═══ COLLECTED DATA

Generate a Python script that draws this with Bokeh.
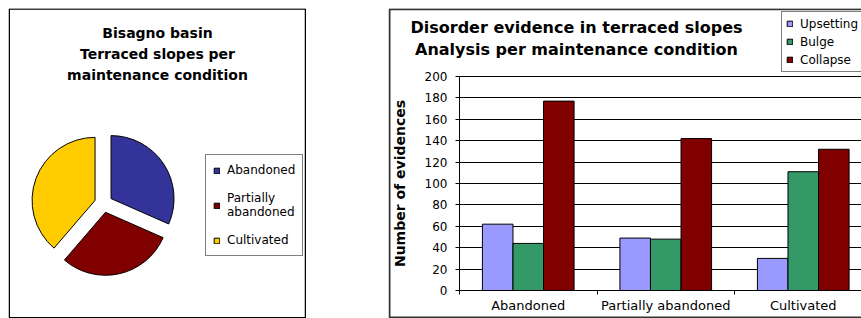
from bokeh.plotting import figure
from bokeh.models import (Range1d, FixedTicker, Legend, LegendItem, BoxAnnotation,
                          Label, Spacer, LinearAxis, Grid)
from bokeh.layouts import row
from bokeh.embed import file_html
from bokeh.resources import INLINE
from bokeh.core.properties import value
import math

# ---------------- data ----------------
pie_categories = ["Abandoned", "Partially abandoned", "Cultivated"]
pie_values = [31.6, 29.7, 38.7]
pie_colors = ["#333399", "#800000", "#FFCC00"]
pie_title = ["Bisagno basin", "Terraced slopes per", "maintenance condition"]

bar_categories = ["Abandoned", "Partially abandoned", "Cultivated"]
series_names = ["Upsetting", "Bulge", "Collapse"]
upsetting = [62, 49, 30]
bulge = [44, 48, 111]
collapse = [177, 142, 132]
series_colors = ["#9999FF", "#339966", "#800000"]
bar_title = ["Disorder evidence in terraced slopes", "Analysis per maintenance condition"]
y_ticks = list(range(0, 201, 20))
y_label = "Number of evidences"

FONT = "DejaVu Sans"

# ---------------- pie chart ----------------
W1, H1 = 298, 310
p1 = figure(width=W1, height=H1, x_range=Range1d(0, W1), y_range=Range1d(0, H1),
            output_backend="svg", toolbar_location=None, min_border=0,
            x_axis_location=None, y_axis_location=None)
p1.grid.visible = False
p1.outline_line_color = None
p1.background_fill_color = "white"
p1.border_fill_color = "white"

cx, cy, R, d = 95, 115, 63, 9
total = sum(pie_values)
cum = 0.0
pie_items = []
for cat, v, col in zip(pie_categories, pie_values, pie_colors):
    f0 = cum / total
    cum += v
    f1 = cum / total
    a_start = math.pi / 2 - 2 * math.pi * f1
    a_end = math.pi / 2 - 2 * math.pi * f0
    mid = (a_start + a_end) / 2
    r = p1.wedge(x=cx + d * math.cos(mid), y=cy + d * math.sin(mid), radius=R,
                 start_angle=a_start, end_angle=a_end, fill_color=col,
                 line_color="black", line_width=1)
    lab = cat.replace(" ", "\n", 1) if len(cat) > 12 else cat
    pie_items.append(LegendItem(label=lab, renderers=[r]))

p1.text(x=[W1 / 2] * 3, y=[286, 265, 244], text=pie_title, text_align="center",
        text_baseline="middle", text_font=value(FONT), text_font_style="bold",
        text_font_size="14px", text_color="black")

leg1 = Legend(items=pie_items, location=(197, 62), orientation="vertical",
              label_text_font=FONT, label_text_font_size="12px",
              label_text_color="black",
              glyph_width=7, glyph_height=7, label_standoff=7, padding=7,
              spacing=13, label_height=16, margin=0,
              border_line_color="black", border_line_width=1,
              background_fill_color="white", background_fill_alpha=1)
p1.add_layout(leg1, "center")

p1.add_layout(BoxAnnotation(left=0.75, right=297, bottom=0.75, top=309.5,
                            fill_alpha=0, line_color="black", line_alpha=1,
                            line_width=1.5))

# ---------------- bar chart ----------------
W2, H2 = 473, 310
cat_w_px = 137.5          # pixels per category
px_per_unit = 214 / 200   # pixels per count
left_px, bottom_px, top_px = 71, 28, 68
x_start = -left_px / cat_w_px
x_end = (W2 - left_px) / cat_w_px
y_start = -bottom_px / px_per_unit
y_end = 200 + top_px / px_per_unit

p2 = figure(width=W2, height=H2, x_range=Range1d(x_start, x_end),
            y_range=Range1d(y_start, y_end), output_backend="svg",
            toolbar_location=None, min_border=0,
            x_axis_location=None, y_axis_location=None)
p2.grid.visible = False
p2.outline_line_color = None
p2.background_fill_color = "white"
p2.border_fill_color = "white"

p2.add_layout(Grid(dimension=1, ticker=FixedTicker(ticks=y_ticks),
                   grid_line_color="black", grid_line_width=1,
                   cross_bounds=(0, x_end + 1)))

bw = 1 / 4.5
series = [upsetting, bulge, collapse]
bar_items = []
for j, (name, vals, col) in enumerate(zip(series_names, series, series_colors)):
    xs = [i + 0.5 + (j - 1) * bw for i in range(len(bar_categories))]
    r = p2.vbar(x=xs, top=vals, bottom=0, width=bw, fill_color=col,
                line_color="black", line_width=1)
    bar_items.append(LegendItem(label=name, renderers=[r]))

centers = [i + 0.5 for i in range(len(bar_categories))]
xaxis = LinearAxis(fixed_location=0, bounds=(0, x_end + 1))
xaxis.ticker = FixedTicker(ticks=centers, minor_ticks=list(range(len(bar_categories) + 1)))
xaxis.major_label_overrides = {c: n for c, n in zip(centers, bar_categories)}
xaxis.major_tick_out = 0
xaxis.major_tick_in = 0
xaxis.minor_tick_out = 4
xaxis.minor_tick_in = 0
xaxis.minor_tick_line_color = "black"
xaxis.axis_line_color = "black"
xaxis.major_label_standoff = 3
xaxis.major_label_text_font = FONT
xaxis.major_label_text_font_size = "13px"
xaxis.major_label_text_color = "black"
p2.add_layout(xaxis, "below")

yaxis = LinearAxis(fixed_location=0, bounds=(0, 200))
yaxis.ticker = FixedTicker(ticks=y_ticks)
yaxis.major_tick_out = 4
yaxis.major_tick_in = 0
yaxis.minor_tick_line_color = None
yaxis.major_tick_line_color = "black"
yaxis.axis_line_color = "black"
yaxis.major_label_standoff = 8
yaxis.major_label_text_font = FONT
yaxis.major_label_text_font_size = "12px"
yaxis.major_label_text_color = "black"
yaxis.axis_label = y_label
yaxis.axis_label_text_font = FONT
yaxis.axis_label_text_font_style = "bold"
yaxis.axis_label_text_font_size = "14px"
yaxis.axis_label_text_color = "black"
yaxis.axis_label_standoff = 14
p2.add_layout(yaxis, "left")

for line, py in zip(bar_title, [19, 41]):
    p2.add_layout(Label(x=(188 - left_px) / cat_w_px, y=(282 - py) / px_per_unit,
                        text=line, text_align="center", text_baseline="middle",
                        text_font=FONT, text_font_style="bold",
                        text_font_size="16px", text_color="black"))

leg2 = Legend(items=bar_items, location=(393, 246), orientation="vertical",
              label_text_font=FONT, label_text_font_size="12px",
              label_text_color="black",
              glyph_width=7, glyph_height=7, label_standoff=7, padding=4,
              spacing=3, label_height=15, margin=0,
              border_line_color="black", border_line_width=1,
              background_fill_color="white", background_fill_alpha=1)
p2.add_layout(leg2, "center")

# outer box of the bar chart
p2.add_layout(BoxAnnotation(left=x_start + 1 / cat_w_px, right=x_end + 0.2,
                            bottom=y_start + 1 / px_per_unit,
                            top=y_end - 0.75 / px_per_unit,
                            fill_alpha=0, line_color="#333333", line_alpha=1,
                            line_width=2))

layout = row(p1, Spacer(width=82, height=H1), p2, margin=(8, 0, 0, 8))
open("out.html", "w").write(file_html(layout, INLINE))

══════

INSTRUCTIONS TO FOLLOW =
Transcribe the whole listing exactly. Pictures stay out of your copy.

COMPLETED TASK =
Generate a Python script that draws this with Bokeh.
from bokeh.plotting import figure
from bokeh.models import (Range1d, FixedTicker, Legend, LegendItem, BoxAnnotation,
                          Label, Spacer, LinearAxis, Grid)
from bokeh.layouts import row
from bokeh.embed import file_html
from bokeh.resources import INLINE
from bokeh.core.properties import value
import math

# ---------------- data ----------------
pie_categories = ["Abandoned", "Partially abandoned", "Cultivated"]
pie_values = [31.6, 29.7, 38.7]
pie_colors = ["#333399", "#800000", "#FFCC00"]
pie_title = ["Bisagno basin", "Terraced slopes per", "maintenance condition"]

bar_categories = ["Abandoned", "Partially abandoned", "Cultivated"]
series_names = ["Upsetting", "Bulge", "Collapse"]
upsetting = [62, 49, 30]
bulge = [44, 48, 111]
collapse = [177, 142, 132]
series_colors = ["#9999FF", "#339966", "#800000"]
bar_title = ["Disorder evidence in terraced slopes", "Analysis per maintenance condition"]
y_ticks = list(range(0, 201, 20))
y_label = "Number of evidences"

FONT = "DejaVu Sans"

# ---------------- pie chart ----------------
W1, H1 = 298, 310
p1 = figure(width=W1, height=H1, x_range=Range1d(0, W1), y_range=Range1d(0, H1),
            output_backend="svg", toolbar_location=None, min_border=0,
            x_axis_location=None, y_axis_location=None)
p1.grid.visible = False
p1.outline_line_color = None
p1.background_fill_color = "white"
p1.border_fill_color = "white"

cx, cy, R, d = 95, 115, 63, 9
total = sum(pie_values)
cum = 0.0
pie_items = []
for cat, v, col in zip(pie_categories, pie_values, pie_colors):
    f0 = cum / total
    cum += v
    f1 = cum / total
    a_start = math.pi / 2 - 2 * math.pi * f1
    a_end = math.pi / 2 - 2 * math.pi * f0
    mid = (a_start + a_end) / 2
    r = p1.wedge(x=cx + d * math.cos(mid), y=cy + d * math.sin(mid), radius=R,
                 start_angle=a_start, end_angle=a_end, fill_color=col,
                 line_color="black", line_width=1)
    lab = cat.replace(" ", "\n", 1) if len(cat) > 12 else cat
    pie_items.append(LegendItem(label=lab, renderers=[r]))

p1.text(x=[W1 / 2] * 3, y=[286, 265, 244], text=pie_title, text_align="center",
        text_baseline="middle", text_font=value(FONT), text_font_style="bold",
        text_font_size="14px", text_color="black")

leg1 = Legend(items=pie_items, location=(197, 62), orientation="vertical",
              label_text_font=FONT, label_text_font_size="12px",
              label_text_color="black",
              glyph_width=7, glyph_height=7, label_standoff=7, padding=7,
              spacing=13, label_height=16, margin=0,
              border_line_color="black", border_line_width=1,
              background_fill_color="white", background_fill_alpha=1)
p1.add_layout(leg1, "center")

p1.add_layout(BoxAnnotation(left=0.75, right=297, bottom=0.75, top=309.5,
                            fill_alpha=0, line_color="black", line_alpha=1,
                            line_width=1.5))

# ---------------- bar chart ----------------
W2, H2 = 473, 310
cat_w_px = 137.5          # pixels per category
px_per_unit = 214 / 200   # pixels per count
left_px, bottom_px, top_px = 71, 28, 68
x_start = -left_px / cat_w_px
x_end = (W2 - left_px) / cat_w_px
y_start = -bottom_px / px_per_unit
y_end = 200 + top_px / px_per_unit

p2 = figure(width=W2, height=H2, x_range=Range1d(x_start, x_end),
            y_range=Range1d(y_start, y_end), output_backend="svg",
            toolbar_location=None, min_border=0,
            x_axis_location=None, y_axis_location=None)
p2.grid.visible = False
p2.outline_line_color = None
p2.background_fill_color = "white"
p2.border_fill_color = "white"

p2.add_layout(Grid(dimension=1, ticker=FixedTicker(ticks=y_ticks),
                   grid_line_color="black", grid_line_width=1,
                   cross_bounds=(0, x_end + 1)))

bw = 1 / 4.5
series = [upsetting, bulge, collapse]
bar_items = []
for j, (name, vals, col) in enumerate(zip(series_names, series, series_colors)):
    xs = [i + 0.5 + (j - 1) * bw for i in range(len(bar_categories))]
    r = p2.vbar(x=xs, top=vals, bottom=0, width=bw, fill_color=col,
                line_color="black", line_width=1)
    bar_items.append(LegendItem(label=name, renderers=[r]))

centers = [i + 0.5 for i in range(len(bar_categories))]
xaxis = LinearAxis(fixed_location=0, bounds=(0, x_end + 1))
xaxis.ticker = FixedTicker(ticks=centers, minor_ticks=list(range(len(bar_categories) + 1)))
xaxis.major_label_overrides = {c: n for c, n in zip(centers, bar_categories)}
xaxis.major_tick_out = 0
xaxis.major_tick_in = 0
xaxis.minor_tick_out = 4
xaxis.minor_tick_in = 0
xaxis.minor_tick_line_color = "black"
xaxis.axis_line_color = "black"
xaxis.major_label_standoff = 3
xaxis.major_label_text_font = FONT
xaxis.major_label_text_font_size = "13px"
xaxis.major_label_text_color = "black"
p2.add_layout(xaxis, "below")

yaxis = LinearAxis(fixed_location=0, bounds=(0, 200))
yaxis.ticker = FixedTicker(ticks=y_ticks)
yaxis.major_tick_out = 4
yaxis.major_tick_in = 0
yaxis.minor_tick_line_color = None
yaxis.major_tick_line_color = "black"
yaxis.axis_line_color = "black"
yaxis.major_label_standoff = 8
yaxis.major_label_text_font = FONT
yaxis.major_label_text_font_size = "12px"
yaxis.major_label_text_color = "black"
yaxis.axis_label = y_label
yaxis.axis_label_text_font = FONT
yaxis.axis_label_text_font_style = "bold"
yaxis.axis_label_text_font_size = "14px"
yaxis.axis_label_text_color = "black"
yaxis.axis_label_standoff = 14
p2.add_layout(yaxis, "left")

for line, py in zip(bar_title, [19, 41]):
    p2.add_layout(Label(x=(188 - left_px) / cat_w_px, y=(282 - py) / px_per_unit,
                        text=line, text_align="center", text_baseline="middle",
                        text_font=FONT, text_font_style="bold",
                        text_font_size="16px", text_color="black"))

leg2 = Legend(items=bar_items, location=(393, 246), orientation="vertical",
              label_text_font=FONT, label_text_font_size="12px",
              label_text_color="black",
              glyph_width=7, glyph_height=7, label_standoff=7, padding=4,
              spacing=3, label_height=15, margin=0,
              border_line_color="black", border_line_width=1,
              background_fill_color="white", background_fill_alpha=1)
p2.add_layout(leg2, "center")

# outer box of the bar chart
p2.add_layout(BoxAnnotation(left=x_start + 1 / cat_w_px, right=x_end + 0.2,
                            bottom=y_start + 1 / px_per_unit,
                            top=y_end - 0.75 / px_per_unit,
                            fill_alpha=0, line_color="#333333", line_alpha=1,
                            line_width=2))

layout = row(p1, Spacer(width=82, height=H1), p2, margin=(8, 0, 0, 8))
open("out.html", "w").write(file_html(layout, INLINE))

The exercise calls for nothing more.